Pour en finir avec l’illusion.
Sans doute pourrait-on ouvrir d’autres volets, suggérer
d’autres pistes. L’essentiel réside dans la prise de conscience des
potentialités de notre esprit. Nous avons tous la possibilité de mieux
utiliser notre cerveau. Pas seulement dans le domaine des capacités
intellectuelles, mais également et surtout dans tous les aspects du
psychisme et de la psychologie. Et contrairement aux clichés usuels, ce n’est pas
en gavant notre esprit de nouvelles connaissances, mais en lui ôtant ce
qui l’encombre : les excroissances de l’ego.
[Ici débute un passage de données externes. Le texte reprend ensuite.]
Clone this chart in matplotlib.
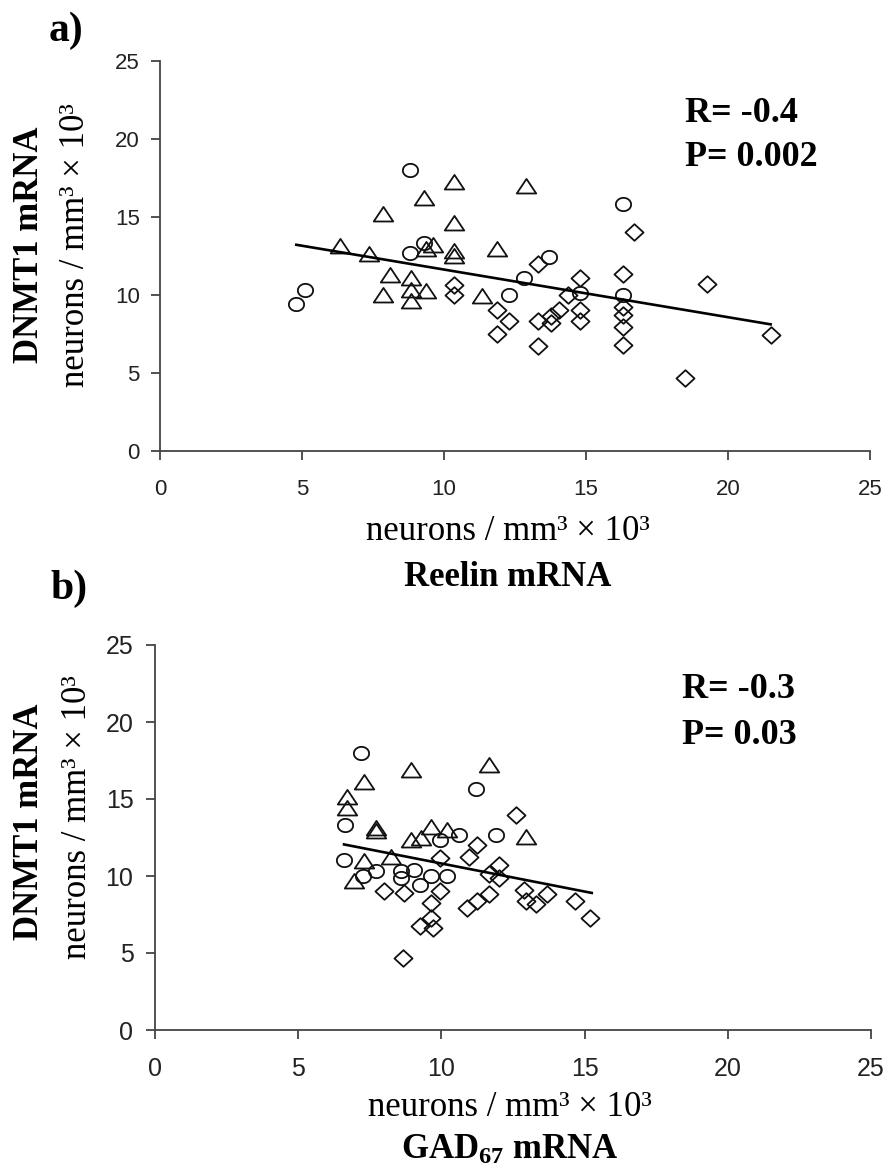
import numpy as np
import matplotlib.pyplot as plt
from matplotlib.path import Path

plt.rcParams["mathtext.fontset"] = "custom"
plt.rcParams["mathtext.rm"] = "Liberation Serif"
plt.rcParams["mathtext.bf"] = "Liberation Serif:bold"
plt.rcParams["mathtext.it"] = "Liberation Serif:italic"

# panel a: Reelin vs DNMT1
circ_a_x = [8.8, 5.1, 4.8, 9.3, 8.8, 16.3, 13.7, 12.8, 12.3, 14.8, 16.3]
circ_a_y = [18.0, 10.3, 9.4, 13.3, 12.7, 15.8, 12.4, 11.1, 10.0, 10.1, 10.0]

tri_a_x = [10.35, 9.3, 7.85, 10.35, 6.35, 9.6, 7.35, 9.35, 10.35, 10.35,
           11.85, 8.1, 8.85, 8.85, 9.35, 7.85, 8.85, 11.35, 12.9]
tri_a_y = [17.2, 16.2, 15.2, 14.6, 13.1, 13.2, 12.6, 12.9, 12.8, 12.5,
           12.9, 11.25, 11.05, 10.3, 10.25, 9.95, 9.6, 9.9, 17.0]

diam_a_x = [10.35, 10.35, 11.85, 11.85, 16.7, 13.3, 14.8, 16.3, 19.25, 14.35,
            12.3, 13.3, 13.75, 13.75, 14.05, 14.8, 14.8, 13.3, 16.3, 16.3,
            16.3, 16.3, 21.5, 18.5]
diam_a_y = [10.6, 10.0, 9.0, 7.45, 14.0, 12.0, 11.1, 11.3, 10.7, 10.0,
            8.3, 8.3, 8.65, 8.2, 9.0, 9.0, 8.3, 6.7, 9.2, 8.7,
            7.95, 6.8, 7.4, 4.65]

fit_a_x = [4.8, 21.5]
fit_a_y = [13.2, 8.1]

# panel b: GAD67 vs DNMT1
circ_b_x = [7.2, 11.2, 6.65, 10.6, 11.9, 9.95, 6.6, 7.7, 7.25, 8.6,
            9.05, 9.65, 10.2, 9.25, 8.6]
circ_b_y = [18.0, 15.65, 13.3, 12.65, 12.65, 12.35, 11.05, 10.3, 10.0, 10.3,
            10.4, 10.0, 10.0, 9.4, 9.85]

tri_b_x = [11.65, 8.95, 7.3, 6.7, 6.7, 7.7, 7.7, 9.65, 10.2, 9.3,
           8.95, 12.95, 8.25, 7.3, 6.95]
tri_b_y = [17.2, 16.9, 16.1, 15.15, 14.4, 13.1, 12.9, 13.2, 13.0, 12.5,
           12.35, 12.55, 11.25, 10.95, 9.65]

diam_b_x = [12.6, 11.25, 10.95, 9.95, 12.0, 11.65, 12.0, 8.0, 8.7, 9.95,
            9.65, 12.9, 13.7, 12.95, 13.3, 14.65, 11.65, 11.25, 10.9, 9.65,
            9.25, 9.7, 15.2, 8.65]
diam_b_y = [13.95, 12.0, 11.25, 11.15, 10.7, 10.15, 9.85, 9.0, 8.9, 9.0,
            8.25, 9.1, 8.8, 8.35, 8.2, 8.35, 8.8, 8.35, 7.95, 7.25,
            6.75, 6.6, 7.25, 4.7]

fit_b_x = [6.6, 15.25]
fit_b_y = [12.05, 8.9]

ticks = [0, 5, 10, 15, 20, 25]

W, H = 888, 1172


def fx(x):
    return x / W


def fy(y):
    return 1 - y / H


# marker shapes
t = np.linspace(0, 2 * np.pi, 40)
ellipse = Path(np.column_stack([np.cos(t), 0.87 * np.sin(t)]))
triangle = Path([(-1, -0.72), (1, -0.72), (0, 0.78), (-1, -0.72)],
                [Path.MOVETO, Path.LINETO, Path.LINETO, Path.CLOSEPOLY])
diamond = Path([(0, 0.92), (1, 0), (0, -0.92), (-1, 0), (0, 0.92)],
               [Path.MOVETO, Path.LINETO, Path.LINETO, Path.LINETO, Path.CLOSEPOLY])

fig = plt.figure(figsize=(W / 100, H / 100), dpi=100)

ax_a = fig.add_axes([fx(160), fy(450.7), fx(870) - fx(160), (450.7 - 60.7) / H])
ax_b = fig.add_axes([fx(155), fy(1030), fx(871) - fx(155), (1030 - 645) / H])

panels = [
    (ax_a, circ_a_x, circ_a_y, tri_a_x, tri_a_y, diam_a_x, diam_a_y, fit_a_x, fit_a_y, 16, 8, 14),
    (ax_b, circ_b_x, circ_b_y, tri_b_x, tri_b_y, diam_b_x, diam_b_y, fit_b_x, fit_b_y, 18, 9, 13),
]

for ax, cx, cy, tx, ty, dx, dy, lx, ly, fs, ypad, xpad in panels:
    ax.plot(cx, cy, linestyle="none", marker=ellipse, markersize=11,
            markerfacecolor="none", markeredgecolor="#111111", markeredgewidth=1.3)
    ax.plot(tx, ty, linestyle="none", marker=triangle, markersize=14,
            markerfacecolor="none", markeredgecolor="#111111", markeredgewidth=1.3)
    ax.plot(dx, dy, linestyle="none", marker=diamond, markersize=13,
            markerfacecolor="none", markeredgecolor="#111111", markeredgewidth=1.3)
    ax.plot(lx, ly, color="black", linewidth=1.9)

    ax.set_xlim(0, 25)
    ax.set_ylim(0, 25)
    ax.set_xticks(ticks)
    ax.set_yticks(ticks)
    for s in ["top", "right"]:
        ax.spines[s].set_visible(False)
    for s in ["left", "bottom"]:
        ax.spines[s].set_color("#444444")
        ax.spines[s].set_linewidth(1.3)
    ax.tick_params(direction="out", length=6.5, width=1.3, color="#444444",
                   labelsize=fs, labelcolor="#222222")
    ax.tick_params(axis="y", pad=ypad)
    ax.tick_params(axis="x", pad=xpad)
    for lab in ax.get_xticklabels() + ax.get_yticklabels():
        lab.set_fontfamily("Liberation Sans")
    ax.set_facecolor("none")

serif = "Liberation Serif"
unit = "neurons / mm³ × 10³"

# panel a text
fig.text(fx(66), fy(31), "a)", fontsize=30, fontweight="bold", family=serif,
         ha="center", va="center")
fig.text(fx(30), fy(245), "DNMT1 mRNA", fontsize=25, fontweight="bold", family=serif,
         rotation=90, ha="center", va="center")
fig.text(fx(76), fy(245), unit, fontsize=25, family=serif,
         rotation=90, ha="center", va="center")
fig.text(fx(508), fy(532), unit, fontsize=25, family=serif, ha="center", va="center")
fig.text(fx(508), fy(578), "Reelin mRNA", fontsize=25, fontweight="bold", family=serif,
         ha="center", va="center")
fig.text(fx(685), fy(113), "R= -0.4", fontsize=26, fontweight="bold", family=serif,
         ha="left", va="center")
fig.text(fx(685), fy(157), "P= 0.002", fontsize=26, fontweight="bold", family=serif,
         ha="left", va="center")

# panel b text
fig.text(fx(69), fy(589), "b)", fontsize=30, fontweight="bold", family=serif,
         ha="center", va="center")
fig.text(fx(29), fy(822), "DNMT1 mRNA", fontsize=25, fontweight="bold", family=serif,
         rotation=90, ha="center", va="center")
fig.text(fx(78), fy(817), unit, fontsize=25, family=serif,
         rotation=90, ha="center", va="center")
fig.text(fx(510), fy(1108), unit, fontsize=25, family=serif, ha="center", va="center")
fig.text(fx(510), fy(1150), r"GAD$_{\mathbf{67}}$ mRNA", fontsize=25, fontweight="bold",
         family=serif, ha="center", va="center")
fig.text(fx(682), fy(690), "R= -0.3", fontsize=26, fontweight="bold", family=serif,
         ha="left", va="center")
fig.text(fx(682), fy(735), "P= 0.03", fontsize=26, fontweight="bold", family=serif,
         ha="left", va="center")

fig.savefig("out.png", dpi=100)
Certes, l’idéal est de
mettre fin à la tyrannie de l’ego en passant par l’illumination,
cependant, sans nous imposer une ascèse ni bousculer les fondements de notre vie,
il nous est possible d’avancer tranquillement sur la voie qui mène à la
sagesse. Toutefois, notre esprit ne s’épanouira pas seul ; il a besoin de
notre corps et en particulier de nos sens pour s’ancrer dans le réel. Or le
réel implique la raison qui s’oppose à la passion. Cela, tout le monde le
sait et le choix s’avère cornélien quand on considère l’amour comme une
passion. Mais l’amour n’est pas une passion, c’est même exactement le contraire.
Celle-ci nous aveugle et nous pousse à des extrémités parfois
fâcheuses. L’amour est serein, lucide, libre. Si, chaque jour, nous en instillons
une petite dose dans nos relations, il aura tôt fait de contraindre l’ego à
abandonner quelques privilèges acquis abusivement.
Finalement, chacun est libre de confirmer ou de réfuter
par l’expérience la théorie de Freud. Laissons-nous aller, suivons le
troupeau et, en accord avec la psychanalyse et, peut-être, le
portefeuille d’un analyste bienveillant, nous vivrons mal, avec un esprit torturé,
des sens atrophiés, des émotions paralysantes.
Nous pouvons également décider
de mettre de l’ordre dans notre esprit en le connectant plus
étroitement avec la réalité et en plaçant l’amour au cœur de nos relations. Si c’est
votre option, il est inutile que j’en souligne l’intérêt, vous avez
déjà tout compris. Mon seul souhait est que nous soyons nombreux à accéder à
cette compréhension afin de pouvoir, enfin, annoncer la mort de Freud.